GEO and LEO: The Final Frontier for Plutonic FFP Parallax

TL;DR

This paper proposes a method to measure the masses of free-floating planets, including Pluto-sized ones, using combined observations from GEO and LEO or ground-based observatories, enhancing microlensing parallax measurements.

Contribution

It introduces a novel approach to derive microlens parallaxes for low-mass free-floating planets by combining satellite and ground-based observations, enabling precise mass measurements.

Findings

GEO and LEO observations can measure FFP masses down to Pluto size.

Earth-GEO and Earth-L2 observations complement each other for different FFP mass ranges.
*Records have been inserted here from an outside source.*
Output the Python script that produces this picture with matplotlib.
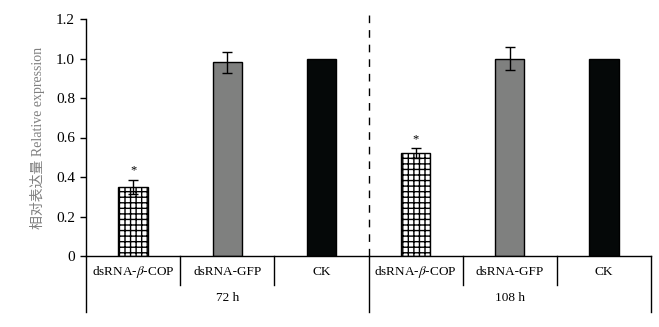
import matplotlib
matplotlib.use('Agg')
import matplotlib.pyplot as plt

plt.rcParams['font.family'] = ['Liberation Serif', 'Noto Sans CJK SC']
plt.rcParams['mathtext.fontset'] = 'stix'
plt.rcParams['hatch.linewidth'] = 1.0

groups = ['72 h', '108 h']
categories = ['dsRNA-$\\it{\\beta}$-COP', 'dsRNA-GFP', 'CK']
values = [0.35, 0.98, 1.0, 0.52, 1.0, 1.0]
errors = [0.037, 0.055, 0, 0.025, 0.058, 0]
stars = ['*', '', '', '*', '', '']

fig = plt.figure(figsize=(6.59, 3.27), dpi=100)
ax = fig.add_axes([86 / 659, 1 - 256 / 327, 565 / 659, 237 / 327])

xs = [i + 0.5 for i in range(6)]
fills = ['white', '#7f807f', '#050808'] * 2
hatches = ['+++', None, None] * 2
for x, v, e, c, h in zip(xs, values, errors, fills, hatches):
    ax.bar(x, v, width=0.31, color=c, edgecolor='black', linewidth=1.0, hatch=h, zorder=2)
    if e > 0:
        ax.errorbar(x, v, yerr=e, fmt='none', ecolor='black', elinewidth=1.0,
                    capsize=3.8, capthick=1.0, zorder=3)
for x, v, e, s in zip(xs, values, errors, stars):
    if s:
        ax.text(x, v + e + 0.015, s, ha='center', va='bottom', fontsize=9)

ax.set_xlim(0, 6)
ax.set_ylim(0, 1.2)
ax.set_yticks([0, 0.2, 0.4, 0.6, 0.8, 1.0, 1.2])
ax.set_yticklabels(['0', '0.2', '0.4', '0.6', '0.8', '1.0', '1.2'], fontsize=11)
ax.tick_params(axis='y', direction='out', length=4, width=1, pad=4)
ax.set_xticks([])
for s in ['top', 'right']:
    ax.spines[s].set_visible(False)
ax.spines['left'].set_linewidth(1)
ax.spines['bottom'].set_linewidth(1)

ax.set_ylabel('相对表达量 Relative expression', color='#808080', fontsize=10, labelpad=8)

# dashed separator between time points
ax.plot([3, 3], [0, 1.245], ls=(0, (5.5, 5)), color='black', lw=1, clip_on=False)

# table-like x labels
tr = ax.get_xaxis_transform()
for x in [0, 3, 6]:
    ax.plot([x, x], [0, -0.236], color='black', lw=1, clip_on=False, transform=tr)
for x in [1, 2, 4, 5]:
    ax.plot([x, x], [0, -0.122], color='black', lw=1, clip_on=False, transform=tr)
for i, x in enumerate(xs):
    ax.text(x, -0.068, categories[i % 3], transform=tr, ha='center', va='center', fontsize=9.5)
for g, x in zip(groups, [1.5, 4.5]):
    ax.text(x, -0.177, g, transform=tr, ha='center', va='center', fontsize=9.5)

fig.savefig('out.png', dpi=100)
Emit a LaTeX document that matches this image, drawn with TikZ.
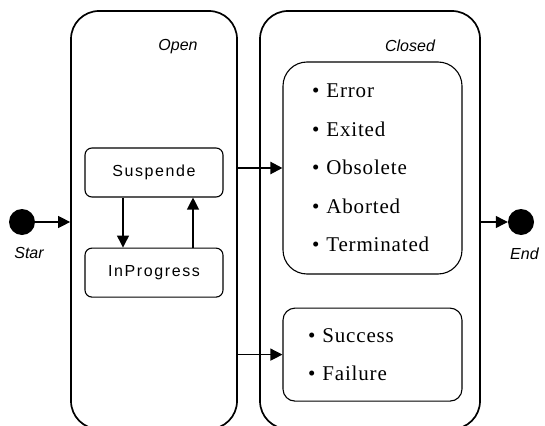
\documentclass[tikz,border=0pt]{standalone}
\usepackage{fontspec}
\setmainfont{Liberation Serif}
\setsansfont{Liberation Sans}
\usetikzlibrary{positioning, arrows.meta}

\begin{document}
\begin{tikzpicture}[x=1pt, y=-1pt,
	phase/.style={rectangle, rounded corners=28pt, draw=black, line width=1.7pt, minimum width=#1, minimum height=418pt},
	substate/.style={rectangle, rounded corners=7pt, draw=black, line width=1.1pt, minimum width=138pt, minimum height=49pt,
		font=\sffamily\fontsize{16}{18}\selectfont\addfontfeatures{LetterSpace=10}},
	result/.style={rectangle, draw=black, line width=1.1pt, minimum width=179pt, inner ysep=0pt, align=left,
		font=\fontsize{21}{38.5}\selectfont\addfontfeatures{LetterSpace=4}},
	phaselbl/.style={font=\sffamily\itshape\fontsize{16}{18}\selectfont, inner sep=0pt},
	dot/.style={circle, fill=black, minimum size=26pt, inner sep=0pt},
	flow/.style={-{Triangle[length=12pt,width=12pt]}, line width=1.2pt}]
	\useasboundingbox (0,0) rectangle (545,425);

	% composite states
	\node[phase=166pt] (open) at (154,220) {};
	\node[phase=220pt] (closed) at (370,220) {};
	\node[phaselbl] (openlbl) at (178,47) {Open};
	\node[phaselbl] (closedlbl) at (410,46) {Closed};

	% inner states
	\node[substate] (suspended) at (154,172.5) {Suspende};
	\node[substate, below=50pt of suspended] (inprogress) {InProgress};

	\node[result, rounded corners=24pt, minimum height=212pt, inner xsep=29pt, text width=121pt] (errors) at (372.5,168)
		{\textbullet\hspace{7pt}Error\\ \textbullet\hspace{7pt}Exited\\ \textbullet\hspace{7pt}Obsolete\\
		 \textbullet\hspace{7pt}Aborted\\ \textbullet\hspace{7pt}Terminated};
	\node[result, rounded corners=12pt, minimum height=93pt, inner xsep=25pt, text width=129pt, below=33pt of errors] (outcome)
		{\textbullet\hspace{7pt}Success\\ \textbullet\hspace{7pt}Failure};

	% pseudo states
	\node[dot] (start) at (22,222) {};
	\node[phaselbl] (startlbl) at (29,253) {Star};
	\node[dot] (finish) at (521,222) {};
	\node[phaselbl, anchor=west] (finishlbl) at (510,254) {End};

	% transitions
	\draw[flow] (start) -- (open.west |- start);
	\draw[flow] ([xshift=-31pt]suspended.south) -- ([xshift=-31pt]inprogress.north);
	\draw[flow] ([xshift=39pt]inprogress.north) -- ([xshift=39pt]suspended.south);
	\draw[flow, line width=2.2pt] (open.east |- errors.west) -- (errors.west);
	\draw[flow] (open.east |- outcome.west) -- (outcome.west);
	\draw[flow] (closed.east |- finish) -- (finish);
\end{tikzpicture}
\end{document}
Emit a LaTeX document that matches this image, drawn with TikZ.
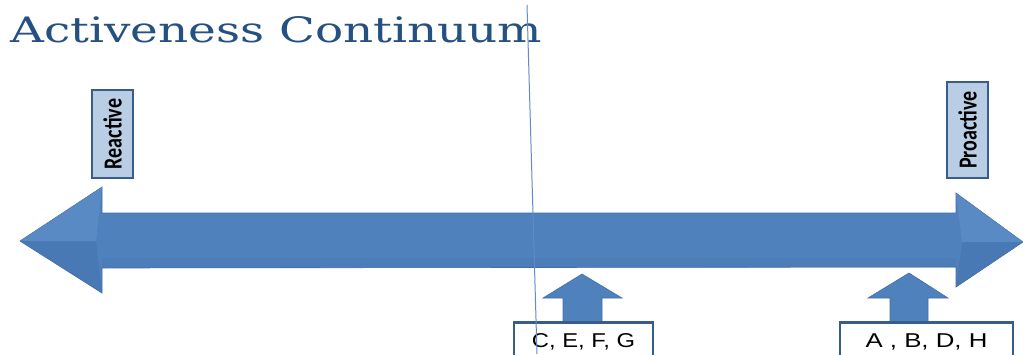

Methods are discussed to resolve the two-fold degeneracy in parallax measurements.

Abstract

I show that microlens parallaxes, $\pi_{\rm E}$, can be derived for free-floating planets (FFPs) with masses down to that of Pluto, by combining observations from a satellite in geosynchronous (GEO) orbit with another observatory that is on or near Earth's surface, i.e., either ground-based or in low Earth orbit (LEO). Because these low-mass FFPs typically have measurements of the angular Einstein radius, $\theta_{\rm E}$, from finite-source effects, such $\pi_{\rm E}$ measurements directly yield the FFP mass $M=\theta_{\rm E}/\kappa \pi_{\rm E}$ where $\kappa$ is a physical constant. Such Earth-GEO measurements almost perfectly complement Earth-L2 measurements, which extend to higher FFP mass and greater FFP distance. LEO-only observations can yield mass measurement at even smaller FFP mass and nearer FFP distances. I discuss methods for breaking the Refsdal (1966) two-fold degeneracy in $\pi_{{\rm E},\pm}$.